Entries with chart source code
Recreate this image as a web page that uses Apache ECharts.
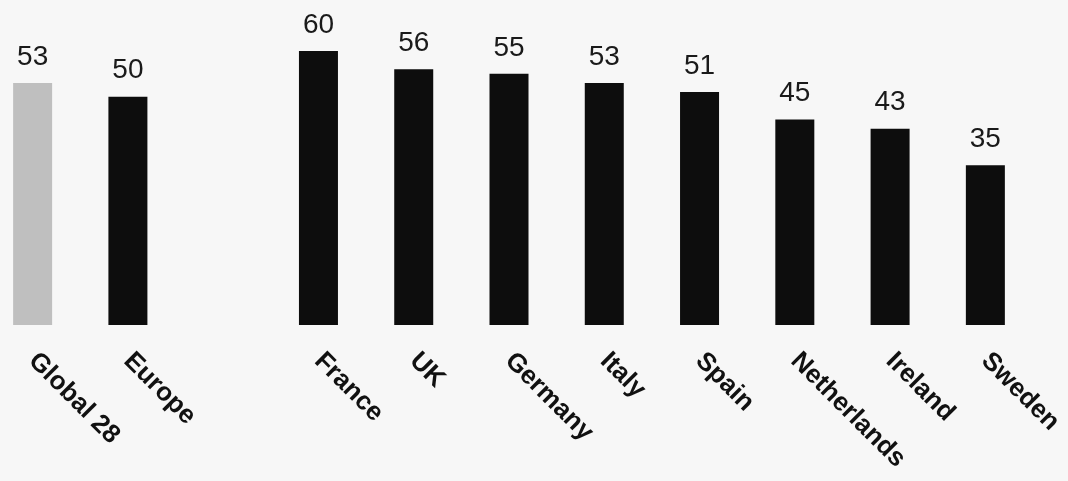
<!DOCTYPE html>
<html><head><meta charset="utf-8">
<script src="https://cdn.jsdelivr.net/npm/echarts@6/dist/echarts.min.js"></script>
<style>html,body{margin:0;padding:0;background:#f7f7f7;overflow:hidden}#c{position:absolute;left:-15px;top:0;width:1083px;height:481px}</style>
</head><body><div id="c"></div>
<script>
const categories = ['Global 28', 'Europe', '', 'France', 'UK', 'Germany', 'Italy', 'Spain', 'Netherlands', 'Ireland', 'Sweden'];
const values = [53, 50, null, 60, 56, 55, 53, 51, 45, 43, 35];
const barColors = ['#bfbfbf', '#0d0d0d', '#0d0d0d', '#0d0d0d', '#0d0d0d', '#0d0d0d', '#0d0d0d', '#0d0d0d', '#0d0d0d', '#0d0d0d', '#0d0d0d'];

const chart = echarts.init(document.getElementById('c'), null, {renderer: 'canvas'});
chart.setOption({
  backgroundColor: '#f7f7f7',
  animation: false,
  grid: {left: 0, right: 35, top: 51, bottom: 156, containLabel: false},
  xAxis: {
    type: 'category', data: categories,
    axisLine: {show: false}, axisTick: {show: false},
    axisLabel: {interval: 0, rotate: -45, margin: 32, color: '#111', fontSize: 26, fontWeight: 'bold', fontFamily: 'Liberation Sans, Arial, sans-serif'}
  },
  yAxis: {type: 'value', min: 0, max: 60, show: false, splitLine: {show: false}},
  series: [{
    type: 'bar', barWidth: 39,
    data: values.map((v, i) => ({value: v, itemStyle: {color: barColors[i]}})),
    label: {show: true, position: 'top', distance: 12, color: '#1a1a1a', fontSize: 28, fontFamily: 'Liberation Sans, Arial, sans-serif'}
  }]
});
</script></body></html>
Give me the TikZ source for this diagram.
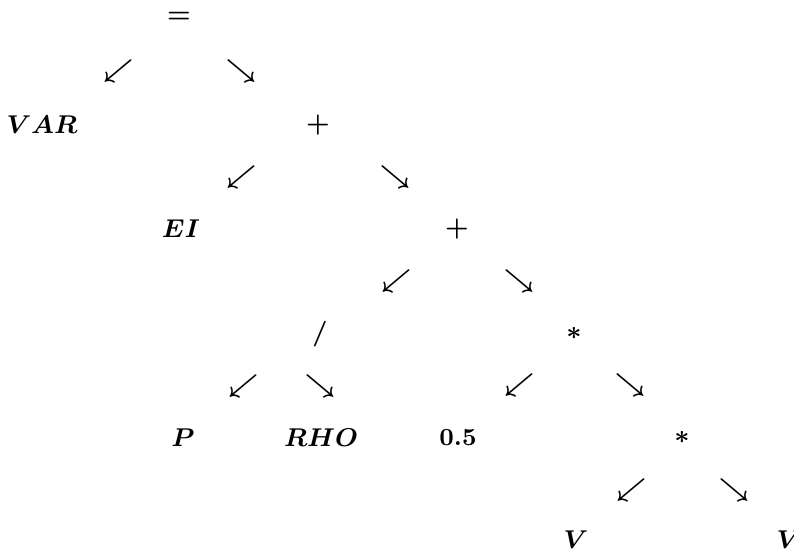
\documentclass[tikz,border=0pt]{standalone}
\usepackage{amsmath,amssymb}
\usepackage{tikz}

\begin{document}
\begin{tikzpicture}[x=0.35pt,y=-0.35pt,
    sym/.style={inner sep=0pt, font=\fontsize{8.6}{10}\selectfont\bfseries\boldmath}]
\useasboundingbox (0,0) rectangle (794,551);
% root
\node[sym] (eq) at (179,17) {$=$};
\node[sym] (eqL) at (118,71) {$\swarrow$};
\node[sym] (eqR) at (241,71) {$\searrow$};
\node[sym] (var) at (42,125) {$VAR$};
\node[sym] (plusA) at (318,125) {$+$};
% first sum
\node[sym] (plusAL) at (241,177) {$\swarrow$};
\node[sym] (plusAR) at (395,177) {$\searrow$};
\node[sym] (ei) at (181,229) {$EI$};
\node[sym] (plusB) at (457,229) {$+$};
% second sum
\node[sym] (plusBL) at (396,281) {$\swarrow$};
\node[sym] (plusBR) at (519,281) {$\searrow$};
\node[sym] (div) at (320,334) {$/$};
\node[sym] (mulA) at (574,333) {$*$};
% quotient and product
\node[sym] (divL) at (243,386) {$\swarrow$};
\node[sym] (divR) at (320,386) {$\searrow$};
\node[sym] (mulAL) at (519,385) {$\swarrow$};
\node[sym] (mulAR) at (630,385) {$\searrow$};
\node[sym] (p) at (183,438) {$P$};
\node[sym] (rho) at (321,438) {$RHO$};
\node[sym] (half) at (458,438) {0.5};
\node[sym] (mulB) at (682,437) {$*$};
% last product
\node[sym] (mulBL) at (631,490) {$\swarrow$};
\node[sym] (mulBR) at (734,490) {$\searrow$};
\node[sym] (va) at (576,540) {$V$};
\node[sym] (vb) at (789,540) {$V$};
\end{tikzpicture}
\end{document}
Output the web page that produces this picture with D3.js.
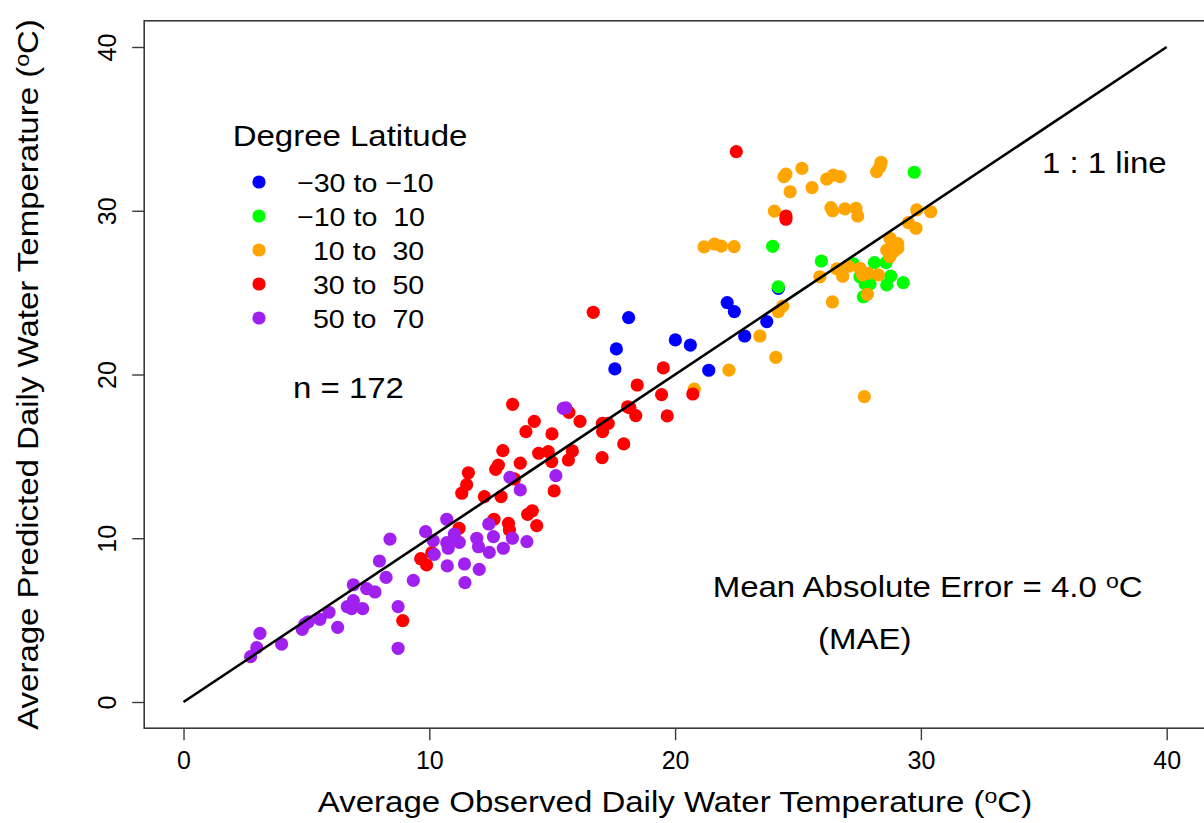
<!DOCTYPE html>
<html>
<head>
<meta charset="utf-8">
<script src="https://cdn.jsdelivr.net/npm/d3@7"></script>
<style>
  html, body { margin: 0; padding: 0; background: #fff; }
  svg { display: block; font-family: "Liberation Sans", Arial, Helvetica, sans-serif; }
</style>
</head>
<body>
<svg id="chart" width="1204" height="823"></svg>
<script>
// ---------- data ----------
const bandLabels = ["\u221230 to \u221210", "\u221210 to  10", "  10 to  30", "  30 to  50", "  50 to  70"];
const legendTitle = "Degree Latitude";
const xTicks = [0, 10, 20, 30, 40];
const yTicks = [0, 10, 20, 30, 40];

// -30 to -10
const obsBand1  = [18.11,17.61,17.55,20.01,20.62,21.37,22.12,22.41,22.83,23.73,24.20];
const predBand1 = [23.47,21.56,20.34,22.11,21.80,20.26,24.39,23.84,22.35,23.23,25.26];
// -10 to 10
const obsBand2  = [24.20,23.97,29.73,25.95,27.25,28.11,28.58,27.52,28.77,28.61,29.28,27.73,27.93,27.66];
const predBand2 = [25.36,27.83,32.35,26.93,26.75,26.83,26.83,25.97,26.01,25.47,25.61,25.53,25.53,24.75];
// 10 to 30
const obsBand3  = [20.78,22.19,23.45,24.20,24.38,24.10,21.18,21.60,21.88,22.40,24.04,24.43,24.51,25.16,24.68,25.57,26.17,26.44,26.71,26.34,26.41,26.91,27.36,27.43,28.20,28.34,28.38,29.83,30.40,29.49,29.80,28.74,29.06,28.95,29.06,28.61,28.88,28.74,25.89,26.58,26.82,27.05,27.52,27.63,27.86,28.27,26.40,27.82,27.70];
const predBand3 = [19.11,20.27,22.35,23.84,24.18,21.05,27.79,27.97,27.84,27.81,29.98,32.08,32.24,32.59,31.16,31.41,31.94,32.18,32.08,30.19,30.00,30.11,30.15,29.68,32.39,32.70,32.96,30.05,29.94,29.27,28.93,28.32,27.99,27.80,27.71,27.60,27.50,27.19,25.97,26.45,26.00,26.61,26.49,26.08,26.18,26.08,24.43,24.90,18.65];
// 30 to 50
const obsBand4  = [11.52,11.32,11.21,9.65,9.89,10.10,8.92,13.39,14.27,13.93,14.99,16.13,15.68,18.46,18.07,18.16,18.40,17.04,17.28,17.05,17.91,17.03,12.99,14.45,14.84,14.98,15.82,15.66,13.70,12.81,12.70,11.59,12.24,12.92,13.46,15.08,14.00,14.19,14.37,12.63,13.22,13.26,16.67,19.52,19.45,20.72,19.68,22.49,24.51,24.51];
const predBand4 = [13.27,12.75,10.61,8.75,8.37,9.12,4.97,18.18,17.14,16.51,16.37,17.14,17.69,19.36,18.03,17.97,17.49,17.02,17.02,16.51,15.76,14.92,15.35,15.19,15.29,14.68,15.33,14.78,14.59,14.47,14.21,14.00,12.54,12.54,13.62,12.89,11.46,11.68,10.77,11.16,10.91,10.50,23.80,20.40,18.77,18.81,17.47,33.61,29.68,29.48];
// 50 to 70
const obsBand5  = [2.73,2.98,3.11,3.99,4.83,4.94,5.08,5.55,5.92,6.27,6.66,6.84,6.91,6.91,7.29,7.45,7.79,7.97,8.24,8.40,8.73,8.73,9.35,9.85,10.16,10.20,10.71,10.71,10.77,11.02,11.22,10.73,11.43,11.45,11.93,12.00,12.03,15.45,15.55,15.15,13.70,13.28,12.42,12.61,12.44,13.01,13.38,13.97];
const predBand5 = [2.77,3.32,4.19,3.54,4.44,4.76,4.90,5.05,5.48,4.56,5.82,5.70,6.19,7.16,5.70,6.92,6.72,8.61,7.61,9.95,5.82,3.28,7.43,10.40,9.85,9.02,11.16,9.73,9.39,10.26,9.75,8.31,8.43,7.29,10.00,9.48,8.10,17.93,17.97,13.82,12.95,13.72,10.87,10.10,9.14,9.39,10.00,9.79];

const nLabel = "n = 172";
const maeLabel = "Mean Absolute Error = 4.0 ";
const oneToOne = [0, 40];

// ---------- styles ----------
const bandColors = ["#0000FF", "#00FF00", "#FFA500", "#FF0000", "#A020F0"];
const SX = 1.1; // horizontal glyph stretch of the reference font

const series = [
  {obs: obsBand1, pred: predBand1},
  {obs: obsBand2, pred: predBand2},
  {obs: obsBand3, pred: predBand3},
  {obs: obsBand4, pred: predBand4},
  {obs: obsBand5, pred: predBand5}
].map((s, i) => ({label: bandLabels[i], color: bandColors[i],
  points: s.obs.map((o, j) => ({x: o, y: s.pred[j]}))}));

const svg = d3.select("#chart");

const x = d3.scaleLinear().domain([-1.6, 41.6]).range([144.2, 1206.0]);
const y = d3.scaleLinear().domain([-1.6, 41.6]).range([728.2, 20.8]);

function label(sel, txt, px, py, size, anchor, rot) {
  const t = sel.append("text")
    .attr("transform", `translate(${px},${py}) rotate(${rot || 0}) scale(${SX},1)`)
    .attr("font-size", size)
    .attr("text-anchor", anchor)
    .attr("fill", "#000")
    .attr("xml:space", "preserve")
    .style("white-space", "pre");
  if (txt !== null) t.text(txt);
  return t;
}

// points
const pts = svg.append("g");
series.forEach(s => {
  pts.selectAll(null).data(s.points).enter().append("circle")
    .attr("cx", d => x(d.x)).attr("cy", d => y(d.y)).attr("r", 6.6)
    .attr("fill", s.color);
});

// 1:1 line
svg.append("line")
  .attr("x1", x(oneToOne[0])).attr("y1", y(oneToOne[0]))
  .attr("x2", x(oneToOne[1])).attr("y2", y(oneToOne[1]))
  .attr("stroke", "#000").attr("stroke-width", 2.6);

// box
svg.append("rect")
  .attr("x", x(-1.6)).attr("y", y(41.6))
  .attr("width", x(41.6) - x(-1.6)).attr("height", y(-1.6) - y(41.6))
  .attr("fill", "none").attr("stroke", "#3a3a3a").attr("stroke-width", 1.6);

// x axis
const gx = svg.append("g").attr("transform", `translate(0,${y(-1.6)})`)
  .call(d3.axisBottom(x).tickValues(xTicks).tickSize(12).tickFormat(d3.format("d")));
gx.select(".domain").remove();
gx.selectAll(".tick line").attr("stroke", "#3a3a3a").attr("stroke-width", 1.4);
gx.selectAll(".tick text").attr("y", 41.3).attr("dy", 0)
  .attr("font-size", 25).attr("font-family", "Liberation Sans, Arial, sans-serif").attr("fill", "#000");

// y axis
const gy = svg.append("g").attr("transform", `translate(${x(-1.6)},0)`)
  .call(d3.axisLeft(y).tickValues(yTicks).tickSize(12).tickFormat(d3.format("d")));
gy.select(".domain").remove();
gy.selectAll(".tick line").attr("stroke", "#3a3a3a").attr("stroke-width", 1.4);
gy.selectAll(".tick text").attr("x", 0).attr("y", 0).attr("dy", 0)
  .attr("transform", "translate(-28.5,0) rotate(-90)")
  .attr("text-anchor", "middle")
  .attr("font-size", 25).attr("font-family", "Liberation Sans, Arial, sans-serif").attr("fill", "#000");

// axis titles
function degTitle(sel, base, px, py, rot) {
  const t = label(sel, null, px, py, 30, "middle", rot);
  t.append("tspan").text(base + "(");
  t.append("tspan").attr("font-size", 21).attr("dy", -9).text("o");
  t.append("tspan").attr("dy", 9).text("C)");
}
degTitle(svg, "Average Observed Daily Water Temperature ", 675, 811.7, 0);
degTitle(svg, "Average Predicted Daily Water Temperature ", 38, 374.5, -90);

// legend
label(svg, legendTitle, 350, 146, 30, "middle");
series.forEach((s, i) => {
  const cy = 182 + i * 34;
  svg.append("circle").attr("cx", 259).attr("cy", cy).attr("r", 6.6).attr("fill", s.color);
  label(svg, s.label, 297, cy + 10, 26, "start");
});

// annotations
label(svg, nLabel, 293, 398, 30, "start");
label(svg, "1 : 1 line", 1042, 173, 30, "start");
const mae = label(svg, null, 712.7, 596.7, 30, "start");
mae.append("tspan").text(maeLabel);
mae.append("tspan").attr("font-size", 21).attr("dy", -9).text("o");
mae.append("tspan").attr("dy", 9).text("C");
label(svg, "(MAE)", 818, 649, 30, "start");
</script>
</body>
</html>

[Request] Exclude any pictures, and restate word for word the lines from the one containing "Output the web" through the one containing "const yTicks = [0, 10, 20, 30, 40];", both included.

[Result of the task]
Output the web page that produces this picture with D3.js.
<!DOCTYPE html>
<html>
<head>
<meta charset="utf-8">
<script src="https://cdn.jsdelivr.net/npm/d3@7"></script>
<style>
  html, body { margin: 0; padding: 0; background: #fff; }
  svg { display: block; font-family: "Liberation Sans", Arial, Helvetica, sans-serif; }
</style>
</head>
<body>
<svg id="chart" width="1204" height="823"></svg>
<script>
// ---------- data ----------
const bandLabels = ["\u221230 to \u221210", "\u221210 to  10", "  10 to  30", "  30 to  50", "  50 to  70"];
const legendTitle = "Degree Latitude";
const xTicks = [0, 10, 20, 30, 40];
const yTicks = [0, 10, 20, 30, 40];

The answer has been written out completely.